A contact group was formed on the first day of the meeting (on 7 April) to address this section which continued over five days to come up with agreed text. The final version of this section saw much improvement reads as follows:

‘Sustainable development and equity provide a basis for assessing climate policies and highlight the need for addressing the risks of climate change. Limiting the effects of climate change is necessary to achieve sustainable development and equity, including poverty eradication. At the same time, some mitigation efforts could undermine action on the right to promote sustainable development, and on the achievement of poverty eradication and equity. Consequently, a comprehensive assessment of climate policies involves going beyond a focus on mitigation and adaptation policies alone to examine development pathways more broadly, along with their determinants.’

‘Issues of equity, justice, and fairness arise with respect to mitigation and adaptation. Countries’ past and future contributions to the accumulation of greenhouse gases in the atmosphere are different, and countries also face varying challenges and circumstances, and have different capacities to address mitigation and adaptation. The evidence suggests that outcomes seen as equitable can lead to more effective cooperation.’

‘International cooperation can play a constructive role in the development, diffusion and transfer of knowledge and environmentally sound technologies.’

Another related issue under international cooperation was the role of the private sector. In this regard, the relevant text for the consideration of governments was as follows: ‘Within an appropriate enabling environment, the private sector can play an important role in mitigation’.

Malaysia called for a more balanced and comprehensive view of the private sector, given that they are also responsible for much of the greenhouse gas emissions. This led to the sentence being revised to read: ‘In many countries, the private sector plays central roles in the processes that lead to emissions as well as to mitigation. Within appropriate enabling environments, the private sector along with the public sector, can play an important role in financing mitigation.’

Fossil fuel subsidies
Another issue that saw some concern being addressed by developing countries led by Saudi Arabia and saw support from others including Venezuela and Qatar was over the treatment of fossil fuel subsidies in the draft SPM. They called for a more comprehensive treatment of the issue subsidies in other sectors as well, referring to agriculture subsidies which also contributed to the emission of greenhouse gases.

In the SPM for consideration of governments, the initial sentence in this regard read as follows: ‘The reduction of subsidies to fossil fuels can achieve emission reductions at negative social cost depending on the social and economic context’.

Following the intervention of developing country governments, this was amended to read: ‘The reduction of subsidies for GHG‐related activities in various sectors can achieve emission reductions, depending on the social and economic context. While subsidies can affect emissions in many sectors, most of the recent literature has focused on subsidies in fossil fuels.’
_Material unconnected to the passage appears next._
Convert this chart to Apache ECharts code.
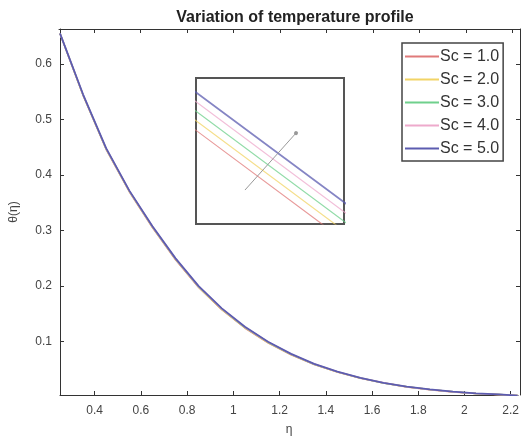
<!DOCTYPE html>
<html>
<head>
<meta charset="utf-8">
<script src="https://cdn.jsdelivr.net/npm/echarts@6/dist/echarts.min.js"></script>
<style>
  html, body { margin: 0; padding: 0; background: #fff; }
  #chart { width: 522px; height: 443px; }
</style>
</head>
<body>
<div id="chart"></div>
<script>
// eta grid and temperature values
const eta = [0.25, 0.35, 0.45, 0.55, 0.65, 0.75, 0.85, 0.95, 1.05, 1.15, 1.25, 1.35, 1.45, 1.55, 1.65, 1.75, 1.85, 1.95, 2.05, 2.15, 2.23]
const sc1 = [0.655, 0.5434, 0.4460, 0.3700, 0.3056, 0.2476, 0.1976, 0.1576, 0.1246, 0.0980, 0.0764, 0.0588, 0.0452, 0.0342, 0.0256, 0.0186, 0.0136, 0.0096, 0.0066, 0.0046, 0.003]
const sc2 = [0.655, 0.5438, 0.4465, 0.3705, 0.3062, 0.2482, 0.1982, 0.1582, 0.1252, 0.0985, 0.0768, 0.0591, 0.0454, 0.0344, 0.0257, 0.0187, 0.0137, 0.0097, 0.0067, 0.0047, 0.003]
const sc3 = [0.655, 0.5442, 0.4470, 0.3710, 0.3068, 0.2488, 0.1988, 0.1588, 0.1258, 0.0990, 0.0772, 0.0594, 0.0456, 0.0346, 0.0258, 0.0188, 0.0138, 0.0098, 0.0068, 0.0048, 0.003]
const sc4 = [0.655, 0.5446, 0.4475, 0.3715, 0.3074, 0.2494, 0.1994, 0.1594, 0.1264, 0.0995, 0.0776, 0.0597, 0.0458, 0.0348, 0.0259, 0.0189, 0.0139, 0.0099, 0.0069, 0.0049, 0.003]
const sc5 = [0.655, 0.545, 0.448, 0.372, 0.308, 0.250, 0.200, 0.1600, 0.1270, 0.100, 0.078, 0.060, 0.046, 0.035, 0.026, 0.019, 0.014, 0.010, 0.007, 0.005, 0.003]

const seriesNames = ['Sc = 1.0', 'Sc = 2.0', 'Sc = 3.0', 'Sc = 4.0', 'Sc = 5.0']
const seriesValues = [sc1, sc2, sc3, sc4, sc5]
const colors = ['#e07a7a', '#f2d466', '#6fd08c', '#eeaacc', '#5c5cb0']

const xTicks = [0.4, 0.6, 0.8, 1, 1.2, 1.4, 1.6, 1.8, 2, 2.2]
const yTicks = [0.1, 0.2, 0.3, 0.4, 0.5, 0.6]

// zoom window shown in the inset box
const insetX = [0.99, 1.011]
const insetY = [0.1385, 0.1477]
const arrowFrom = [0.99695, 0.14064]
const arrowTo = [1.00419, 0.14423]

const chart = echarts.init(document.getElementById('chart'), null, { renderer: 'canvas' })

const axisColor = '#333'
const font = 'Liberation Sans, Arial, sans-serif'

function pairs(ys) { return eta.map((x, i) => [x, ys[i]]) }

const series = []
seriesValues.forEach((ys, i) => {
  series.push({
    name: seriesNames[i], type: 'line', xAxisIndex: 0, yAxisIndex: 0,
    data: pairs(ys), showSymbol: false, symbol: 'none',
    color: colors[i],
    lineStyle: { color: colors[i], width: i === 4 ? 1.8 : 1.5 },
    itemStyle: { color: colors[i] }
  })
})
seriesValues.forEach((ys, i) => {
  const s = {
    name: 'inset ' + seriesNames[i], type: 'line', xAxisIndex: 2, yAxisIndex: 2,
    data: pairs(ys), showSymbol: false, symbol: 'none', clip: true,
    color: colors[i],
    lineStyle: { color: colors[i], width: i === 4 ? 1.8 : 1.2, opacity: 0.75 }
  }
  if (i === 4) {
    s.markLine = {
      silent: true, symbol: ['none', 'circle'], symbolSize: 4,
      label: { show: false },
      lineStyle: { color: '#999', width: 1, type: 'solid' },
      data: [[{ coord: arrowFrom }, { coord: arrowTo }]]
    }
  }
  series.push(s)
})

const tickStyle = { inside: true, length: 4, lineStyle: { color: axisColor } }

chart.setOption({
  animation: false,
  backgroundColor: '#fff',
  textStyle: { fontFamily: font },
  title: {
    text: 'Variation of temperature profile', left: 290, top: 5, textAlign: 'center',
    textStyle: { fontSize: 16, fontWeight: 'bold', color: '#222', fontFamily: font }
  },
  legend: {
    data: seriesNames.map((n, i) => ({ name: n, itemStyle: { color: colors[i], borderWidth: 0 } })),
    orient: 'vertical', left: 402, top: 43,
    icon: 'rect', itemWidth: 34, itemHeight: 2, itemGap: 6,
    backgroundColor: '#fff', borderColor: '#444', borderWidth: 1.5, padding: [5, 4, 4, 3],
    textStyle: { fontSize: 16, color: '#333', lineHeight: 17, fontFamily: font, padding: [0, 0, 0, -4] }
  },
  grid: [
    { left: 59, top: 29, right: 2, bottom: 48 },
    { left: 59, top: 29, right: 2, bottom: 48 },
    { left: 196, top: 78, width: 148, height: 146, show: true, borderColor: '#555', borderWidth: 2, backgroundColor: '#fff', z: 3 }
  ],
  xAxis: [
    {
      gridIndex: 0, type: 'value', min: 0.25, max: 2.232,
      name: 'η', nameLocation: 'middle', nameGap: 29,
      nameTextStyle: { fontSize: 12, color: '#444' },
      axisLine: { show: true, lineStyle: { color: axisColor } },
      axisTick: Object.assign({ customValues: xTicks }, tickStyle),
      axisLabel: { customValues: xTicks, fontSize: 12, color: '#444', margin: 10 },
      splitLine: { show: false }
    },
    {
      gridIndex: 1, type: 'value', position: 'top', min: 0.25, max: 2.232,
      axisLine: { show: true, lineStyle: { color: axisColor } },
      axisTick: Object.assign({ customValues: xTicks }, tickStyle),
      axisLabel: { show: false }, splitLine: { show: false }
    },
    {
      gridIndex: 2, type: 'value', min: insetX[0], max: insetX[1],
      axisLine: { show: false }, axisTick: { show: false }, axisLabel: { show: false }, splitLine: { show: false }
    }
  ],
  yAxis: [
    {
      gridIndex: 0, type: 'value', min: 0.004, max: 0.663,
      name: 'θ(η)', nameLocation: 'middle', nameGap: 40, nameRotate: 90,
      nameTextStyle: { fontSize: 12, color: '#444' },
      axisLine: { show: true, lineStyle: { color: axisColor } },
      axisTick: Object.assign({ customValues: yTicks }, tickStyle),
      axisLabel: { customValues: yTicks, fontSize: 12, color: '#444', margin: 8 },
      splitLine: { show: false }
    },
    {
      gridIndex: 1, type: 'value', position: 'right', min: 0.004, max: 0.663,
      axisLine: { show: true, lineStyle: { color: axisColor } },
      axisTick: Object.assign({ customValues: yTicks }, tickStyle),
      axisLabel: { show: false }, splitLine: { show: false }
    },
    {
      gridIndex: 2, type: 'value', min: insetY[0], max: insetY[1],
      axisLine: { show: false }, axisTick: { show: false }, axisLabel: { show: false }, splitLine: { show: false }
    }
  ],
  series
})
</script>
</body>
</html>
Carbon dioxide removal technologies

One issue that saw grave concerns expressed by Bolivia was the issue of carbon dioxide removal (CDR) technologies. As regards the scenarios on the mitigation pathways, Bolivia said that many of the technological options found in the mitigation scenarios presented in the draft SPM involve geo-engineering (like CDRs) which represent much scientific uncertainties. It said that policy makers must be given the right kind of information as regards these kinds of technologies, their risks and limitations and this was the moral and ethical thing for the IPCC to do.

A contact group to consider the CDR issue was created to address the concerns. In the final SPM which was approved, the uncertainties of this kind of technologies was emphasised with the following text: ‘The availability and scale of these (referring to bio-energy with carbon capture and storage or BECCs) and other CDR technologies and methods are uncertain and CDR technologies and methods are, to varying degrees, associated with challenges and risks.’